Revelations of details about Chiquita's payments to the AUC has coincided with a widening political scandal in Colombia as ties between the paramilitaries and some of the country's top politicians and government officials come to light. Eight lawmakers and a governor are currently in jail on charges they colluded with the militias. Last week, arrest warrants were issued for six mayors.
Today, workers on what used to be one of Chiquita's farms lower their voices to talk about the case and are curious about why the company felt compelled to admit to making the payments. "Don't they all do it?" asked one supervisor at the packing plant that still supplies Chiquita.
'No secret' that firms paid militias
"It was no secret that the multinationals, especially in Urabá, paid that money," said Freddy Rendón, alias "the German," the head of a paramilitary bloc that operated in the banana region. Mr. Rendón is one of 57 paramilitary leaders who demobilized along with some 30,000 fighters as part of a deal with the government.
Chiquita did not just pay the AUC. It also admitted to – but was not prosecuted by the Justice Department for – paying the FARC and ELN rebel armies before the paramilitaries took control of the region.
Despite the nature of the AUC – blamed by human rights groups for some of Colombia's most gruesome crimes – Chiquita is only accused of breaking US law beginning in October 2001 when the AUC was officially named a "foreign terrorist organization" by the US State Department.Mr.
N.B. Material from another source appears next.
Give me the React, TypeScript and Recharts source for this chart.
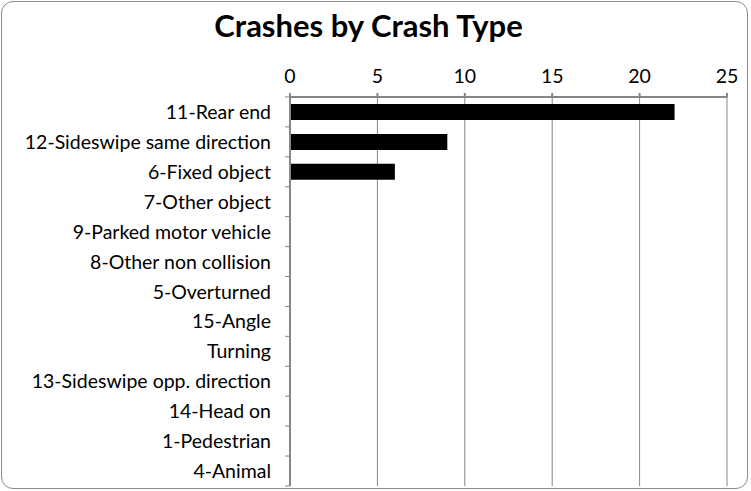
import React from 'react';
import { BarChart, Bar, XAxis, YAxis, CartesianGrid } from 'recharts';

const crashTypes = [
  '11-Rear end',
  '12-Sideswipe same direction',
  '6-Fixed object',
  '7-Other object',
  '9-Parked motor vehicle',
  '8-Other non collision',
  '5-Overturned',
  '15-Angle',
  'Turning',
  '13-Sideswipe opp. direction',
  '14-Head on',
  '1-Pedestrian',
  '4-Animal',
];
const crashCounts = [22, 9, 6, 0, 0, 0, 0, 0, 0, 0, 0, 0, 0];
const valueTicks = [0, 5, 10, 15, 20, 25];

const data = crashTypes.map((name, i) => ({ name, value: crashCounts[i] }));

const FONT = 'Lato, "Open Sans", sans-serif';
const AXIS_GRAY = '#868686';
const LABEL_SIZE = 19.5;

// Excel draws the category ticks between rows, not at the label
const CategoryTick = (props: any) => {
  const { x, y, payload, index, visibleTicksCount } = props;
  const band = 30;
  return (
    <g>
      <text x={x} y={y} dy={7} textAnchor="end" fontSize={LABEL_SIZE} fontFamily={FONT} fill="#000">
        {payload.value}
      </text>
      <line x1={x + 14} x2={x + 19} y1={y - band / 2} y2={y - band / 2} stroke={AXIS_GRAY} />
      {index === visibleTicksCount - 1 && (
        <line x1={x + 14} x2={x + 19} y1={y + band / 2} y2={y + band / 2} stroke={AXIS_GRAY} />
      )}
    </g>
  );
};

export default function App() {
  return (
    <div style={{ position: 'absolute', left: 0, top: 0, width: 751, height: 491, background: '#fff' }}>
      <div
        style={{
          position: 'absolute',
          left: 1,
          top: 1,
          width: 747,
          height: 488,
          border: '1px solid #8c8c8c',
          borderRadius: 12,
          boxSizing: 'border-box',
        }}
      />
      <div
        style={{
          position: 'absolute',
          left: 0,
          top: 6,
          width: 737,
          textAlign: 'center',
          fontFamily: FONT,
          fontWeight: 'bold',
          fontSize: 31,
          color: '#000',
        }}
      >
        Crashes by Crash Type
      </div>
      <BarChart
        width={751}
        height={491}
        data={data}
        layout="vertical"
        margin={{ top: 0, right: 24, bottom: 5, left: 0 }}
        barSize={16}
        style={{ position: 'absolute', left: 0, top: 0 }}
      >
        <CartesianGrid horizontal={false} stroke={AXIS_GRAY} strokeWidth={1} />
        <XAxis
          type="number"
          orientation="top"
          domain={[0, 25]}
          ticks={valueTicks}
          height={97}
          stroke={AXIS_GRAY}
          strokeWidth={2}
          tickSize={4}
          tickMargin={10}
          tick={{ fill: '#000', fontSize: LABEL_SIZE, fontFamily: FONT }}
          interval={0}
        />
        <YAxis
          type="category"
          dataKey="name"
          width={290}
          stroke={AXIS_GRAY}
          strokeWidth={2}
          tickLine={false}
          tickSize={0}
          tickMargin={19}
          interval={0}
          tick={<CategoryTick />}
        />
        <Bar dataKey="value" fill="#000" isAnimationActive={false} />
      </BarChart>
    </div>
  );
}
Mitchell said in a telephone interview from the company's US headquarters in Cincinnati that the motive behind the payments was to protect its employees. "We believe they saved people's lives," he said.
However, during the time Chiquita was paying the paramilitaries, thousands of people across Colombia died at the hands of the right-wing militias, which expanded from Urabá. In the banana belt alone between 1997 and 2004, paramilitary forces are blamed for 22 massacres in which 137 people were killed, according to government figures.
On one particularly bloody day in January 1999, 14 people were murdered in a killing spree that spread throughout the banana belt's four municipalities, after then AUC chief Carlos Castaño called off a Christmas-time truce. Hundreds more died in individual killings.